Best Poetry of 2020

Ravishing verse, lyrical contemplations, limpid language. The best poetry books published in 2020.

See all of our 2020 Best Books lists

 

Abdolmalekian, Garous. Lean Against This Late Hour. Penguin Pr. ISBN 9780143134930.

In his first English-language translation, distinguished Iranian poet Abdolmalekian uses pointedly limpid language as he escorts readers to a world that might seem surreal were it not for the war- and oppression-soaked reality of his country, its tragedy captured by the “curved posture of my father/ who after years/ has yet to take my brother’s corpse/ off his shoulders.”

 

Armantrout, Rae. Conjure. Wesleyan Univ. ISBN 9780819579362.

Perhaps more accessible than any Armantrout collection but just as brilliant, this elegantly crafted work is suffused with the importance of connection among not just people but things and adds new urgency as she decries the despoliation her new granddaughters are inheriting while reflecting “how to create an intelligent/ agent/ and then prevent it/ from destroying this world?”

 

Atwood, Margaret. Dearly: New Poems. Ecco. ISBN 9780063032491.

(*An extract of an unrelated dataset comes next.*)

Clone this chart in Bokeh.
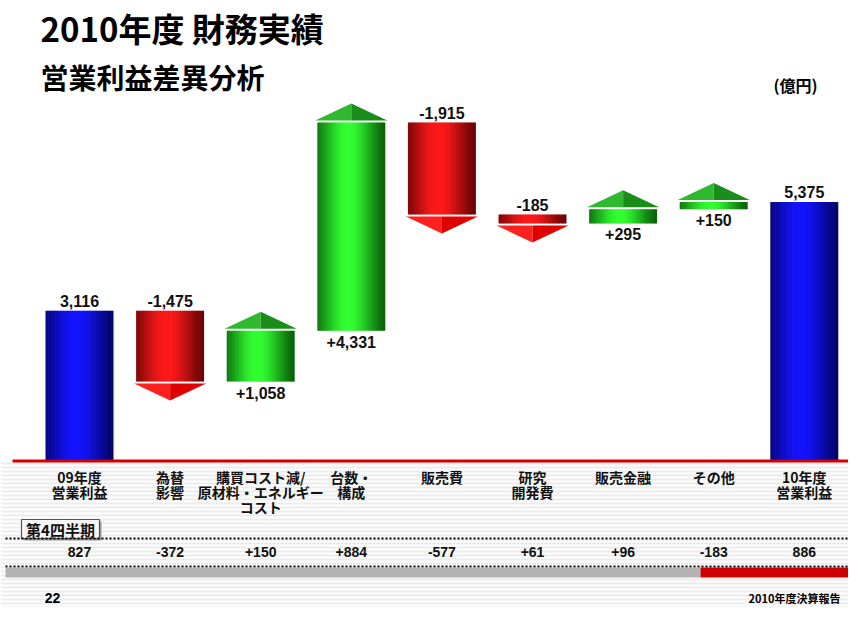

In her long-awaited new collection, Atwood considers loss, mortality, and an endangered world, all captured in moments of elegant simplicity (“We are a dying symphony”). There’s wit (in others’ dreams, she appears as “an old dog carrying/ a rolled-up letter/ in snaggle teeth, addressed to: Soon”) but also acidulous observation and the depth of understanding Atwood’s readers have come to expect.

 

Hall, Alexandria. Field Music. Ecco. ISBN 9780063008380.

A melody savage yet serene rises from the lines of this bold first collection depicting hardscrabble life in rural Vermont, where “the meadows inflamed and gone blonde/ with rash goldenrod” meet “the dangers we feed…// smooth flower of a ravenous weed.” Hall’s is a voice at once brash and bright, with a contagious hunger for life embraceable by a range of readers.

 

Hass, Robert. Summer Snow: New Poems. Ecco. ISBN 9780062950024.

This effortlessly accomplished collection from Pulitzer Prize winner Hass examines life’s sorrows, death’s dominion, and nature’s beauty in poems so observant readers will feel they are there with him. “Too late to tell them that life is a breath,/ or that life which is so fair is so unfair,” he observes wisely while showing high-mountain July snow and the gentian’s violet petals.

 

Herrera, Juan Felipe. Every Day We Get More Illegal. City Lights. ISBN 9780872868281.

After crisscrossing the country for two years, former U.S. Poet Laureate Herrera reports back on the state of the “America We Talk About” in timely, propulsive poems, rendered in both Spanish and English, which weave together the wisdom of “Basho & Mandela,” the personal and the political, invoking a litany of wrongs and rights and prayers for unity.

 

Jackson, Major. The Absurd Man. Norton. ISBN 9781324004554.

In a heady, meditative work eschewing facile topicality and equally facile navel gazing, Jackson ambitiously posits himself as the absurd hero of Albert Camus’s The Myth of Sisyphus to grapple with contemporary malaise—both his and the world’s. Multiple voices search for self and meaning as Jackson investigates “the other Major”: “I, more cautious than a slug, and he,/ the sampler of pythons.”

 

Jeffers, Honorée Fanonne. The Age of Phillis. Wesleyan Univ. ISBN 9780819579492.

In elegant, sometimes ravishing verse, Jeffers presents a true and rounded life of Phillis Wheatley, the West Africa–born, enslaved poet who challenged society’s presumptions in late-1700s Colonial America. Woven throughout are fragments of Wheatley’s life, meditations on mercy and mothering, and imagined correspondence with friend Obour Tanner, husband John Peters, and others.

 

Phillips, Rowan Ricardo. Living Weapons: Poems. Farrar. ISBN 9780374191993.

Opening with a dreamlike prose poem whose speaker flies through New York, perching on the top of the Freedom Tower to observe our ruinous world, this daringly distinctive collection uses sinuous, muscular language—sometimes conversational and sometimes deeply lyrical—both to explore and to counter contemporary violence: “song and pain, song and pain, song and pain, and there it is.”

 

Sullivan, Hannah. Three Poems. Farrar. ISBN 9780374276713.

Organized into three long poems limning a young poet’s coming of age, this accomplished debut embraces “The heart that loves, the brain that contemplates,” as it blends daily experiences (“Lying awake in the fat pulse of November rain, as the bond market falls”), sharp observation (“When things are patternless, their fascination’s stronger”), and love and loss (“Aggrieved with myself and the world./ I was growing still larger”) with stunning precision.